■ **WHAT YOU ARE ASKED TO DO**:
Output the lines from the top of the entries below to the line with "received from prior", both included, exactly and without pictures.

[BEGIN RECORDS SUPPLIED]

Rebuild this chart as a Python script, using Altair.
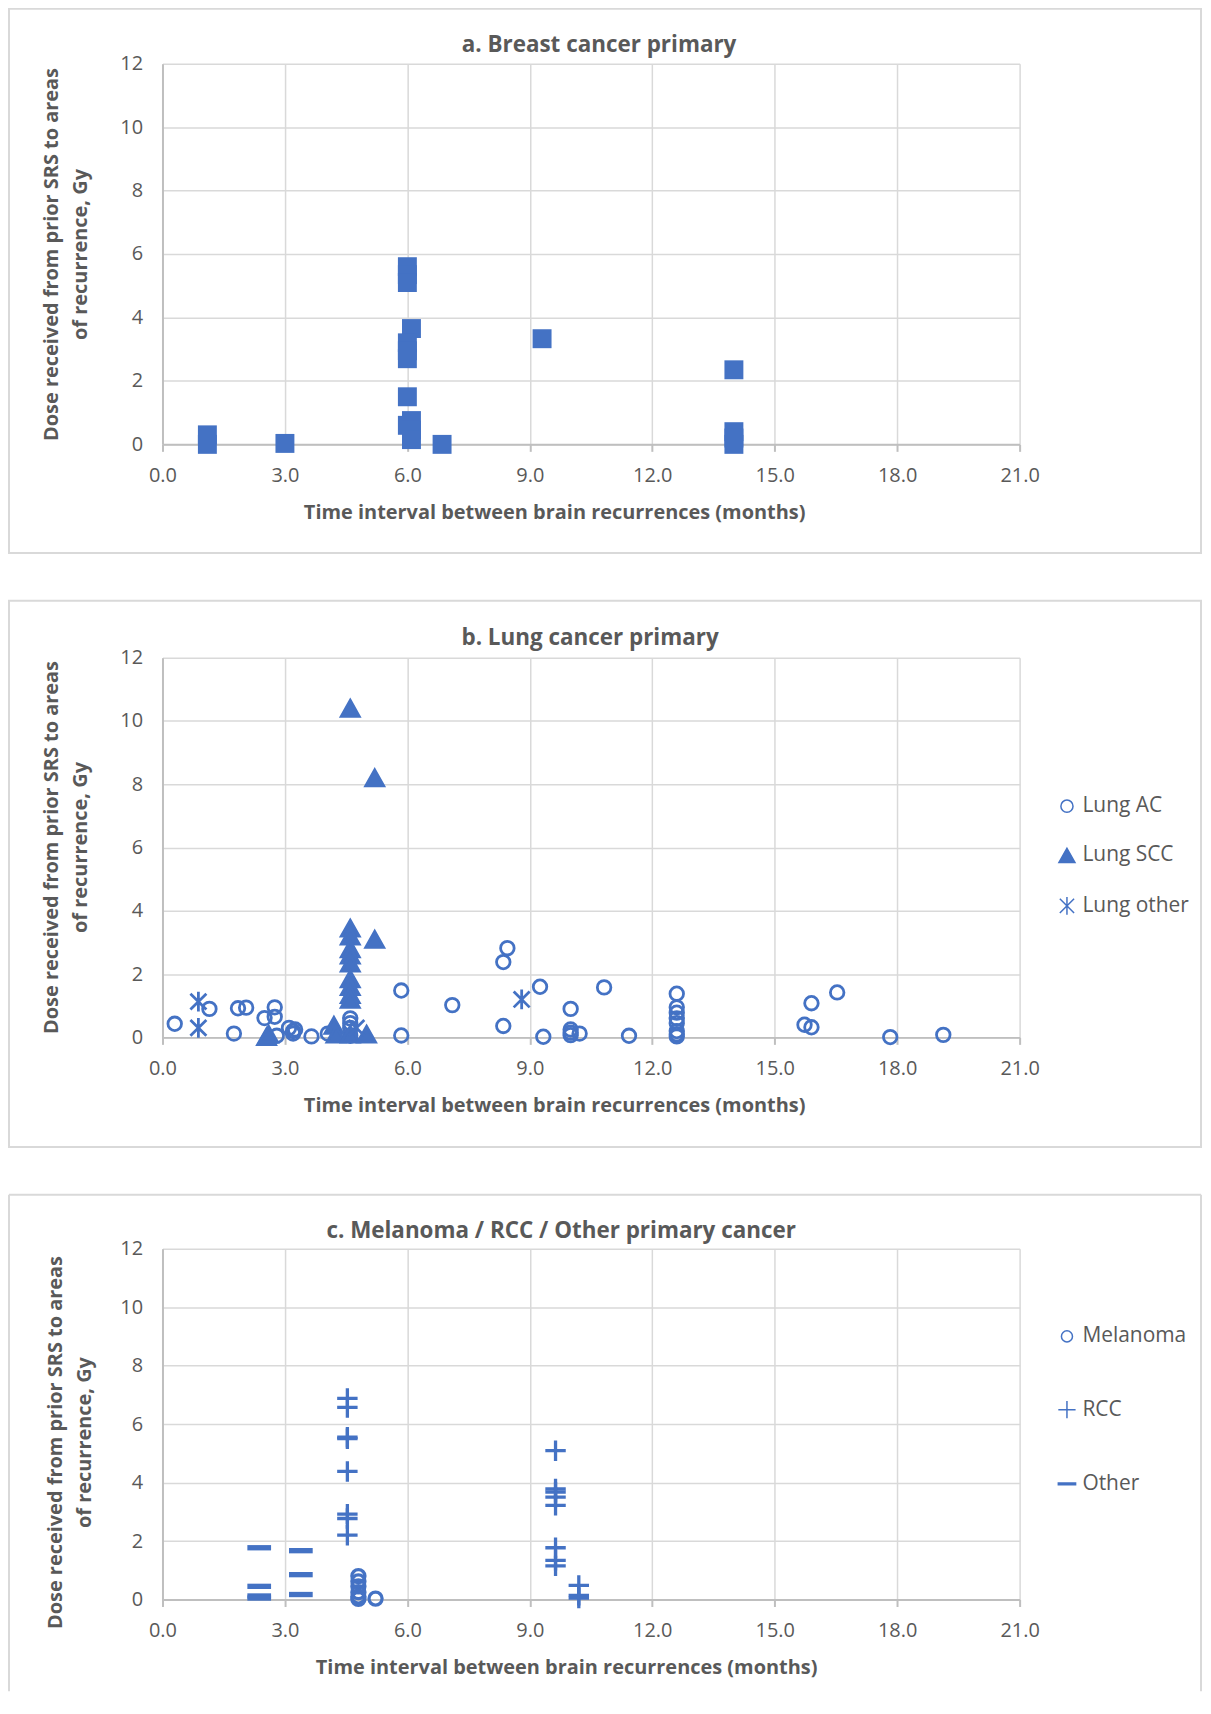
import altair as alt
import pandas as pd

BLUE = "#4472C4"
TXT = "#595959"
GRID = "#d9d9d9"
AXISC = "#bfbfbf"
BORDER = "#d9d9d9"
FONT = "Open Sans"

x_ticks = [0, 3, 6, 9, 12, 15, 18, 21]
y_ticks = [0, 2, 4, 6, 8, 10, 12]
x_title = "Time interval between brain recurrences (months)"
y_title = ["Dose received from prior SRS to areas", "of recurrence, Gy"]

# ---- a. Breast cancer primary
breast_x = [1.1, 1.1, 3.0, 6.0, 6.0, 6.0, 6.1, 6.0, 6.0, 6.0, 6.0, 6.0,
            6.1, 6.1, 6.1, 6.85, 9.3, 14.0, 14.0, 14.0, 14.0]
breast_y = [0.3, 0.0, 0.03, 5.6, 5.35, 5.1, 3.65, 3.2, 2.95, 2.7, 1.5, 0.6,
            0.75, 0.45, 0.15, 0.0, 3.33, 2.35, 0.4, 0.2, 0.0]

# ---- b. Lung cancer primary
ac_x = [0.3, 1.15, 1.75, 1.85, 2.05, 2.5, 2.75, 2.75, 2.8, 3.1, 3.2, 3.25, 3.2,
        3.65, 4.05, 4.6, 4.6, 4.6, 4.6, 5.85, 5.85, 7.1, 8.35, 8.45, 8.35, 9.25,
        9.33, 10.0, 10.0, 10.0, 10.0, 10.22, 10.82, 11.43, 12.6, 12.6, 12.6, 12.6,
        12.6, 12.6, 12.6, 12.6, 15.73, 15.9, 15.9, 16.53, 17.83, 19.13]
ac_y = [0.43, 0.9, 0.12, 0.92, 0.94, 0.61, 0.95, 0.65, 0.05, 0.3, 0.2, 0.25, 0.12,
        0.03, 0.12, 0.6, 0.45, 0.3, 0.05, 1.48, 0.06, 1.02, 2.38, 2.82, 0.36, 1.6,
        0.02, 0.9, 0.25, 0.15, 0.07, 0.12, 1.58, 0.05, 1.38, 0.95, 0.78, 0.6,
        0.45, 0.2, 0.1, 0.03, 0.4, 0.32, 1.08, 1.42, 0.01, 0.08]
scc_x = [4.6, 5.2, 4.6, 4.6, 4.6, 4.6, 4.6, 4.6, 4.6, 4.6, 4.6, 5.2, 2.55, 2.6,
         4.2, 4.25, 4.6, 5.0]
scc_y = [10.4, 8.2, 3.45, 3.2, 2.8, 2.6, 2.35, 1.85, 1.6, 1.35, 1.2, 3.1, 0.02, 0.1,
         0.38, 0.1, 0.1, 0.1]
lo_x = [0.88, 0.88, 8.8, 4.75]
lo_y = [1.13, 0.3, 1.2, 0.3]

# ---- c. Melanoma / RCC / Other
mel_x = [4.8, 4.8, 4.8, 4.8, 4.8, 4.8, 5.22]
mel_y = [0.8, 0.62, 0.45, 0.25, 0.1, 0.02, 0.03]
rcc_x = [4.53] * 8 + [9.63] * 8 + [10.2] * 3
rcc_y = [6.88, 6.57, 5.55, 5.5, 4.38, 2.92, 2.77, 2.2,
         5.09, 3.78, 3.67, 3.5, 3.22, 1.77, 1.34, 1.15,
         0.48, 0.14, 0.05]
oth_x = [2.37, 2.37, 2.37, 2.37, 3.39, 3.39, 3.39]
oth_y = [1.77, 0.45, 0.12, 0.05, 1.67, 0.85, 0.17]

types_b = ["Lung AC", "Lung SCC", "Lung other"]
types_c = ["Melanoma", "RCC", "Other"]

CIRCLE_B = "M0.68,0A0.68,0.68,0,1,1,-0.68,0A0.68,0.68,0,1,1,0.68,0Z"
CIRCLE_C = "M0.64,0A0.64,0.64,0,1,1,-0.64,0A0.64,0.64,0,1,1,0.64,0Z"
TRI = "M0,-0.8L0.9,0.8L-0.9,0.8Z"
AST = "M-0.8,-0.8L0.8,0.8M-0.8,0.8L0.8,-0.8M0,-1L0,1"
PLUS = "M-1,0L1,0M0,-1L0,1"
DASH = "M-1,-0.1L1,-0.1L1,0.1L-1,0.1Z"

one = pd.DataFrame({"k": [0]})


def x_enc(title_x):
    return alt.X("x:Q", scale=alt.Scale(domain=[0, 21], nice=False, zero=False),
                 axis=alt.Axis(values=x_ticks, format=".1f", title=x_title,
                               ticks=True, tickSize=7, tickWidth=2, tickColor=AXISC,
                               labelPadding=14, labelFlush=False,
                               titleX=title_x, titleY=58,
                               titleAlign="center", titleBaseline="top"))


def y_enc(title_x, title_y):
    return alt.Y("y:Q", scale=alt.Scale(domain=[0, 12], nice=False),
                 axis=alt.Axis(values=y_ticks, format="d", title=y_title,
                               ticks=False, tickSize=0, labelPadding=20,
                               titleAngle=270, titleX=title_x, titleY=title_y,
                               titleAlign="center", titleBaseline="top",
                               titleLineHeight=29))


def box(top, bottom, left=-154, right=1042):
    return alt.Chart(one).mark_rect(fillOpacity=0, stroke=BORDER, strokeWidth=2).encode(
        x=alt.value(left), x2=alt.value(right), y=alt.value(top), y2=alt.value(bottom))


def open_box(top, bottom, left=-154, right=1042):
    base = alt.Chart(one).mark_rule(color=BORDER, strokeWidth=2)
    t = base.encode(x=alt.value(left), x2=alt.value(right), y=alt.value(top))
    l = base.encode(x=alt.value(left), y=alt.value(top), y2=alt.value(bottom))
    r = base.encode(x=alt.value(right), y=alt.value(top), y2=alt.value(bottom))
    return [t, l, r]


def title_text(txt, cx, cy):
    return alt.Chart(one).mark_text(text=txt, font=FONT, fontSize=22.5, fontWeight="bold",
                                    color=TXT, align="center", baseline="middle").encode(
        x=alt.value(cx), y=alt.value(cy))


def legend(ly, rowpad, symsize):
    return alt.Legend(title=None, orient="none", legendX=897, legendY=ly,
                      direction="vertical", symbolSize=symsize, labelFont=FONT,
                      labelFontSize=21, labelColor=TXT, rowPadding=rowpad,
                      labelOffset=5, padding=0)


# Panel a
df_a = pd.DataFrame({"x": breast_x, "y": breast_y})
pts_a = alt.Chart(df_a).mark_point(shape="square", filled=True, size=361, color=BLUE,
                                   opacity=1).encode(x=x_enc(393), y=y_enc(-121, 191))
panel_a = alt.layer(box(-55, 491), pts_a,
                    title_text("a. Breast cancer primary", 438, -19)).properties(
    width=860, height=382)

# Panel b
df_b = pd.DataFrame({
    "x": ac_x + scc_x + lo_x,
    "y": ac_y + scc_y + lo_y,
    "type": ["Lung AC"] * len(ac_x) + ["Lung SCC"] * len(scc_x) + ["Lung other"] * len(lo_x),
})
leg_b = legend(138.5, 27.5, 320)
pts_b = alt.Chart(df_b).mark_point(size=400, stroke=BLUE, strokeWidth=2.8, opacity=1).encode(
    x=x_enc(393), y=y_enc(-121, 190),
    shape=alt.Shape("type:N", scale=alt.Scale(domain=types_b, range=[CIRCLE_B, TRI, AST]),
                    legend=leg_b),
    fill=alt.Fill("type:N", scale=alt.Scale(domain=types_b,
                                            range=["transparent", BLUE, "transparent"]),
                  legend=leg_b),
)
panel_b = alt.layer(box(-57, 491), pts_b,
                    title_text("b. Lung cancer primary", 429, -20)).properties(
    width=860, height=381)

# Panel c
df_c = pd.DataFrame({
    "x": mel_x + rcc_x + oth_x,
    "y": mel_y + rcc_y + oth_y,
    "type": ["Melanoma"] * len(mel_x) + ["RCC"] * len(rcc_x) + ["Other"] * len(oth_x),
})
leg_c = legend(77.5, 50.5, 300)
pts_c = alt.Chart(df_c).mark_point(size=420, stroke=BLUE, strokeWidth=3.3, opacity=1).encode(
    x=x_enc(405), y=y_enc(-117, 194),
    shape=alt.Shape("type:N", scale=alt.Scale(domain=types_c, range=[CIRCLE_C, PLUS, DASH]),
                    legend=leg_c),
    fill=alt.Fill("type:N", scale=alt.Scale(domain=types_c,
                                            range=["transparent", "transparent", BLUE]),
                  legend=leg_c),
)
panel_c = alt.layer(*open_box(-54, 444), pts_c,
                    title_text("c. Melanoma / RCC / Other primary cancer", 400, -18)).properties(
    width=860, height=352)

chart = alt.vconcat(panel_a, panel_b, panel_c, spacing=44).resolve_scale(
    shape="independent", fill="independent"
).resolve_legend(
    shape="independent", fill="independent"
).properties(
    padding={"top": -4, "left": -1, "right": 0, "bottom": 0}
).configure_view(
    stroke="transparent"
).configure_axis(
    labelFont=FONT, labelFontSize=20, labelColor=TXT,
    titleFont=FONT, titleFontSize=20, titleFontWeight="bold", titleColor=TXT,
    gridColor=GRID, gridWidth=1.5, domainColor=AXISC, domainWidth=2,
)

chart.save("out.html", embed_options={"renderer": "svg", "actions": False})
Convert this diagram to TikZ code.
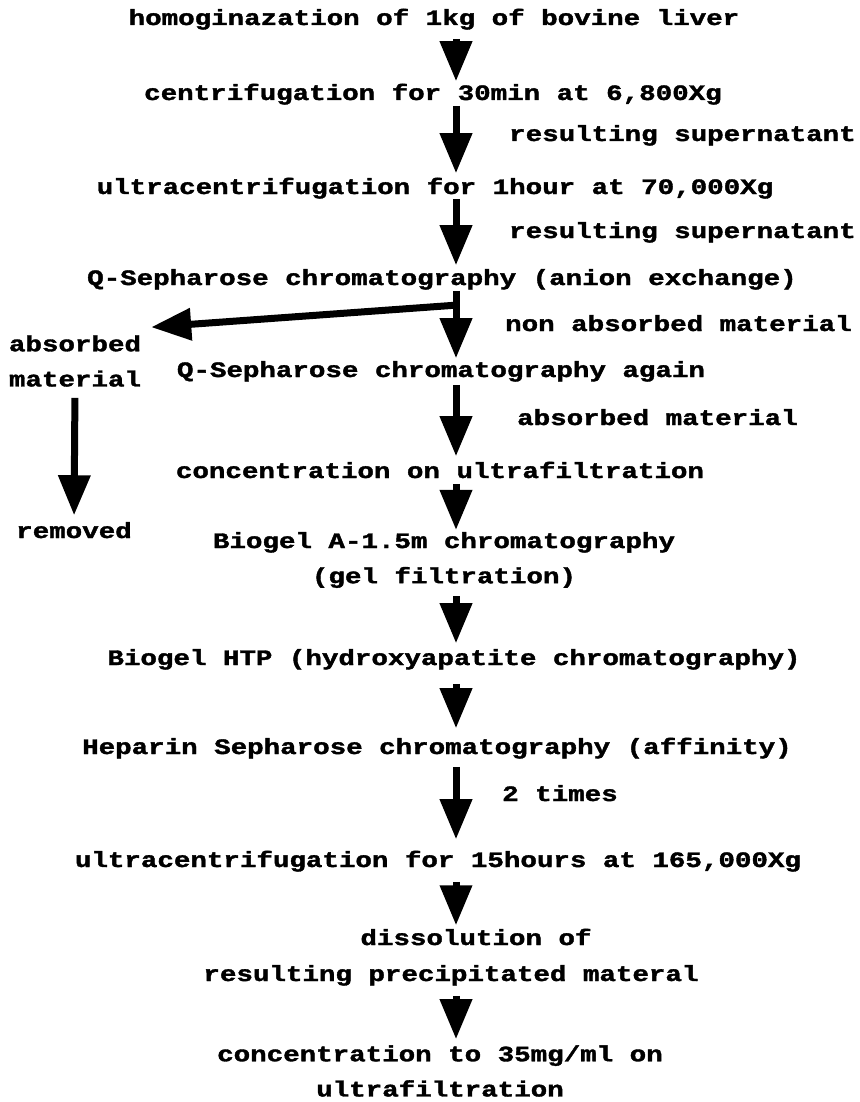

[END RECORDS SUPPLIED]

■ **RESULT OF THE TASK**:
Rebuild this chart as a Python script, using Altair.
import altair as alt
import pandas as pd

BLUE = "#4472C4"
TXT = "#595959"
GRID = "#d9d9d9"
AXISC = "#bfbfbf"
BORDER = "#d9d9d9"
FONT = "Open Sans"

x_ticks = [0, 3, 6, 9, 12, 15, 18, 21]
y_ticks = [0, 2, 4, 6, 8, 10, 12]
x_title = "Time interval between brain recurrences (months)"
y_title = ["Dose received from prior SRS to areas", "of recurrence, Gy"]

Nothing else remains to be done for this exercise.